The editorial states, "If you weigh Brizard's offer solely on pay per hour basis it isn't huge. It's ? 2 percent. But that's half of the raise teachers were scheduled to receive before CPS reneged." The Tribune also stated that this new offer is "a financial sweetener for some 15,000 elementary teachers."
Let's say the Chicago Tribune promised its workers a 4 percent raise. Then the newspaper reneged.
But then management came back to the workers and said, "We'll give you a 2 percent raise, but you will have to put in an extra day each week at the paper." Would you tell your fellow workers at the Tribune that this is a "financial sweetener" for you? Why does the Chicago Tribune believe the CPS teachers are that gullible?
On a pay-per-hour basis, the raise is not merely "not huge," it is actually a big decrease in pay. It is also not half of the raise that was reneged on, because that was a 4 percent raise without requiring an additional 90 minutes of work each day. CTU President Karen Lewis has a point when she says it would mean that most teachers would be working that extra hour and a half each day at $3.41 an hour: not even half the minimum wage.
Yes, some students can benefit from longer school days. That's why we already have after-school programs in most CPS schools. In after-school programs, these students get more individualized attention because class size is limited to half the size of a regular class. CPS realizes the benefits of these programs, but does not want to pay the teachers involved their hourly rate. No, they want to give them $3.41 an hour and have them work the extra time in the same crowded classroom where the at-risk students don't get that individual attention.
Yes, some parents will benefit from longer school days. They will have their children taken care of almost up to dinnertime. However, the problem with this way of thinking is that it ignores the fact that teachers are not baby sitters, policemen, or substitute parents. If you want to attract the best and the brightest to teach our children, don't demand that they solve all of modern society's ills.

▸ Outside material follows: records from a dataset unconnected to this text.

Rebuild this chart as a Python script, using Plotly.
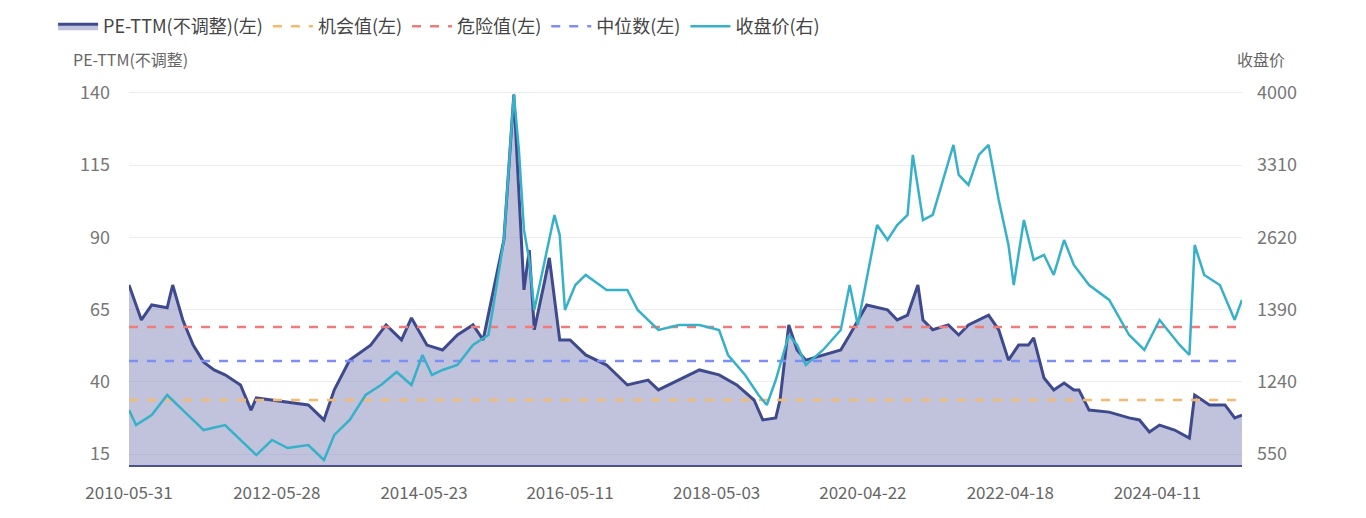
import plotly.graph_objects as go

pe_dates = ["2010-05-31","2010-07-31","2010-09-20","2010-12-05","2011-01-01","2011-02-20","2011-04-12","2011-06-03","2011-07-24","2011-09-16","2011-12-01","2012-01-22","2012-02-17","2012-05-04","2012-07-20","2012-10-30","2013-01-15","2013-03-07","2013-05-22","2013-09-02","2013-11-17","2014-02-01","2014-03-22","2014-06-06","2014-08-22","2014-11-03","2015-01-19","2015-03-10","2015-04-30","2015-06-20","2015-08-08","2015-09-02","2015-09-27","2015-10-23","2015-11-17","2016-01-08","2016-01-30","2016-03-21","2016-05-11","2016-07-27","2016-11-07","2017-02-17","2017-05-30","2017-07-20","2017-10-30","2018-02-07","2018-05-15","2018-08-10","2018-11-03","2018-12-16","2019-02-18","2019-03-11","2019-04-23","2019-06-03","2019-07-16","2019-10-09","2020-01-04","2020-02-17","2020-03-28","2020-05-11","2020-08-21","2020-10-08","2020-11-28","2020-12-24","2021-01-18","2021-02-12","2021-04-01","2021-06-17","2021-08-07","2021-09-24","2021-11-14","2022-01-01","2022-02-20","2022-04-09","2022-05-29","2022-07-16","2022-08-11","2022-10-01","2022-11-18","2023-01-08","2023-02-25","2023-03-22","2023-05-11","2023-08-18","2023-11-24","2024-01-14","2024-03-03","2024-04-22","2024-07-05","2024-09-16","2024-10-12","2024-12-24","2025-03-10","2025-04-27","2025-06-02"]
pe_values = [73.5,61.4,66.6,65.6,73.5,61.4,52.7,46.8,44.1,42.4,38.9,30.2,34.4,33.7,33.0,32.0,26.8,37.2,47.5,52.7,59.7,54.5,62.1,52.7,51.0,56.2,59.7,54.5,71.8,89.1,139.3,103.0,71.8,85.6,58.0,75.2,82.9,54.5,54.5,49.3,45.8,38.9,40.6,37.2,40.6,44.1,42.4,38.9,33.7,26.8,27.5,33.7,59.7,51.0,47.5,49.3,51.0,56.2,61.4,66.6,64.9,61.4,63.1,68.3,73.5,61.4,58.0,59.7,56.2,59.7,61.4,63.1,58.0,47.5,52.7,52.7,55.2,41.3,37.2,39.6,37.2,37.2,30.2,29.5,27.5,26.8,22.6,25.0,23.3,20.5,35.4,32.0,32.0,27.5,28.5]

price_dates = ["2010-05-31","2010-07-05","2010-09-20","2010-12-05","2011-02-20","2011-06-03","2011-09-16","2011-11-06","2012-02-17","2012-05-04","2012-07-20","2012-10-30","2013-01-15","2013-03-07","2013-05-22","2013-08-08","2013-10-23","2014-01-08","2014-03-22","2014-05-15","2014-07-01","2014-08-22","2014-11-03","2015-01-19","2015-04-05","2015-04-30","2015-06-20","2015-08-08","2015-09-02","2015-09-27","2015-10-23","2015-11-17","2016-01-08","2016-02-24","2016-03-21","2016-04-16","2016-06-06","2016-07-27","2016-11-07","2017-02-17","2017-04-09","2017-07-20","2017-10-30","2018-02-07","2018-05-15","2018-06-28","2018-09-20","2018-11-25","2019-01-05","2019-02-18","2019-04-23","2019-06-03","2019-07-16","2019-10-09","2020-01-04","2020-02-17","2020-03-28","2020-07-01","2020-08-21","2020-10-08","2020-11-28","2020-12-24","2021-02-12","2021-04-01","2021-05-22","2021-07-12","2021-08-07","2021-09-24","2021-11-14","2022-01-01","2022-02-20","2022-04-09","2022-05-05","2022-06-24","2022-08-11","2022-10-01","2022-11-18","2023-01-08","2023-02-25","2023-05-11","2023-08-18","2023-11-24","2024-02-07","2024-04-22","2024-07-30","2024-09-16","2024-10-12","2024-11-28","2025-02-13","2025-04-27","2025-06-02"]
price_values = [970,827,923,1114,970,779,827,732,540,684,607,636,493,732,875,1114,1209,1334,1209,1496,1305,1353,1401,1592,1687,1974,2595,3990,3455,2691,2404,1926,2404,2834,2643,1926,2165,2261,2117,2117,1926,1735,1783,1783,1735,1496,1305,1114,1018,1257,1687,1592,1401,1544,1735,2165,1783,2738,2595,2738,2834,3408,2786,2834,3169,3503,3217,3121,3408,3503,2977,2547,2165,2786,2404,2452,2261,2595,2356,2165,2022,1687,1544,1831,1592,1496,2547,2261,2165,1831,2022]

opportunity = 33.7
danger = 59.0
median = 47.2

left_ticks = [15, 40, 65, 90, 115, 140]
right_tickvals = [550, 1240, 1930, 2620, 3310, 4000]
right_ticktext = ["550", "1240", "1390", "2620", "3310", "4000"]
x_ticks = ["2010-05-31","2012-05-28","2014-05-23","2016-05-11","2018-05-03","2020-04-22","2022-04-18","2024-04-11"]

FONT = "Noto Sans CJK SC"
x0, x1 = pe_dates[0], pe_dates[-1]

fig = go.Figure()
fig.add_trace(go.Scatter(x=pe_dates, y=pe_values, name="PE-TTM(不调整)(左)", mode="lines",
                         line=dict(color="#3f4a8e", width=3), fill="tozeroy",
                         fillcolor="rgba(140,145,190,0.55)"))
fig.add_trace(go.Scatter(x=[x0, x1], y=[opportunity]*2, name="机会值(左)", mode="lines",
                         line=dict(color="#f7b96b", width=2.5, dash="dash")))
fig.add_trace(go.Scatter(x=[x0, x1], y=[danger]*2, name="危险值(左)", mode="lines",
                         line=dict(color="#f07b7b", width=2.5, dash="dash")))
fig.add_trace(go.Scatter(x=[x0, x1], y=[median]*2, name="中位数(左)", mode="lines",
                         line=dict(color="#7f8ef5", width=2.5, dash="dash")))
fig.add_trace(go.Scatter(x=price_dates, y=price_values, name="收盘价(右)", mode="lines",
                         line=dict(color="#36b1c9", width=2.5), yaxis="y2"))

tickfont = dict(family=FONT, size=18, color="#777")
fig.update_layout(
    width=1366, height=518, plot_bgcolor="white", paper_bgcolor="white",
    margin=dict(l=121, r=132, t=82, b=61, autoexpand=False),
    font=dict(family=FONT, color="#555"),
    legend=dict(orientation="h", x=0.033, y=1.0, xref="container", yref="container",
                yanchor="top", itemwidth=40, font=dict(family=FONT, size=18, color="#444")),
    xaxis=dict(type="date", range=[x0, x1], tickvals=x_ticks, ticktext=x_ticks, automargin=False,
               showgrid=False, showline=True, linecolor="#4a5290", linewidth=2,
               ticks="", ticklabelstandoff=12, tickfont=dict(family=FONT, size=17, color="#666")),
    yaxis=dict(range=[11.2, 141], tickvals=left_ticks, showgrid=True, gridcolor="#ececf4",
               zeroline=False, tickfont=tickfont, ticklabelstandoff=18, automargin=False),
    yaxis2=dict(range=[445, 4028], tickvals=right_tickvals, ticktext=right_ticktext,
                overlaying="y", side="right", showgrid=False, zeroline=False,
                tickfont=tickfont, ticklabelstandoff=14, automargin=False),
)
fig.add_annotation(text="PE-TTM(不调整)", xref="paper", yref="paper", x=-0.052, y=1.12,
                   xanchor="left", showarrow=False, font=dict(family=FONT, size=16, color="#666"))
fig.add_annotation(text="收盘价", xref="paper", yref="paper", x=0.994, y=1.12,
                   xanchor="left", showarrow=False, font=dict(family=FONT, size=16, color="#666"))
fig.write_html("out.html")
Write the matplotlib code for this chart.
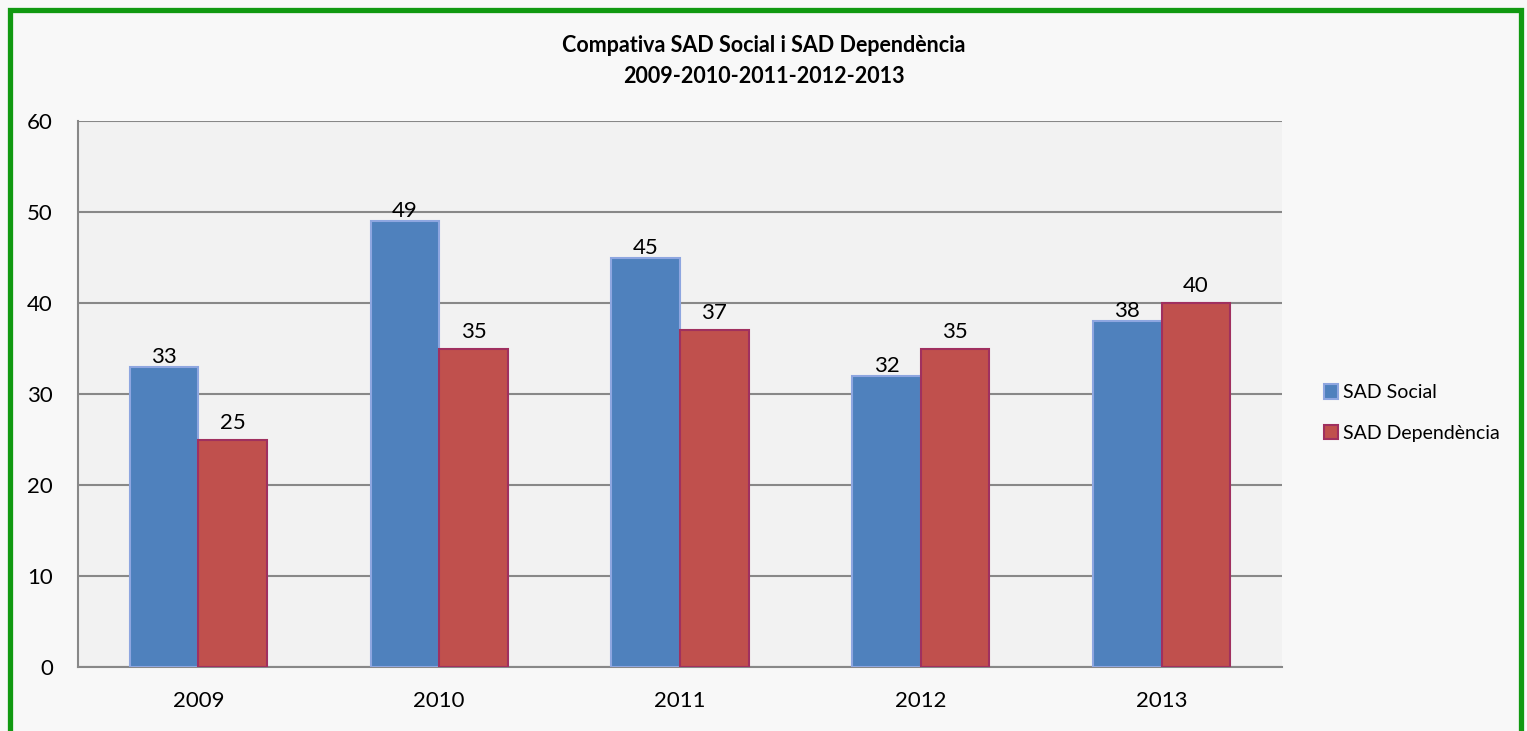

In an open letter to teachers, Secretary of Education Arne Duncan stated, "I consider teaching an honorable and important profession, and it is my goal to see that you are treated with the dignity we reward to other professions in society."
Is this our reward, $3.41 per hour? Do you really think that there are many lawyers, doctors, engineers and journalists who would accept this kind of reward?
? Mary Arredondo, Chicago
Do no harm
Regarding "Sex offenders paid to baby-sit" (News, Aug. 28), some years ago there was a major overhaul of the welfare system in an attempt to prevent poor families from making poverty a multi-generational habit.
The government wanted to turn red ink into black, so it ordered many welfare recipients to go to work. This especially affected single mothers who had never married the fathers of their children.
"But what are we supposed to do with the children?" the mothers rightly asked.
So the government mandated that they'd be entitled to free baby sitters, which canceled out, to a degree, the money saved on the new welfare policy.
And worse yet, the honchos in charge of the new system did a poor job of conducting background checks on the people they hired to baby-sit at the taxpayers' expense.
It turns out that many of the sitters are convicted sex offenders. How's that for thinking ahead by the bigwigs in charge? They should take a leaf from the doctors' code of ethics: "First, do no harm."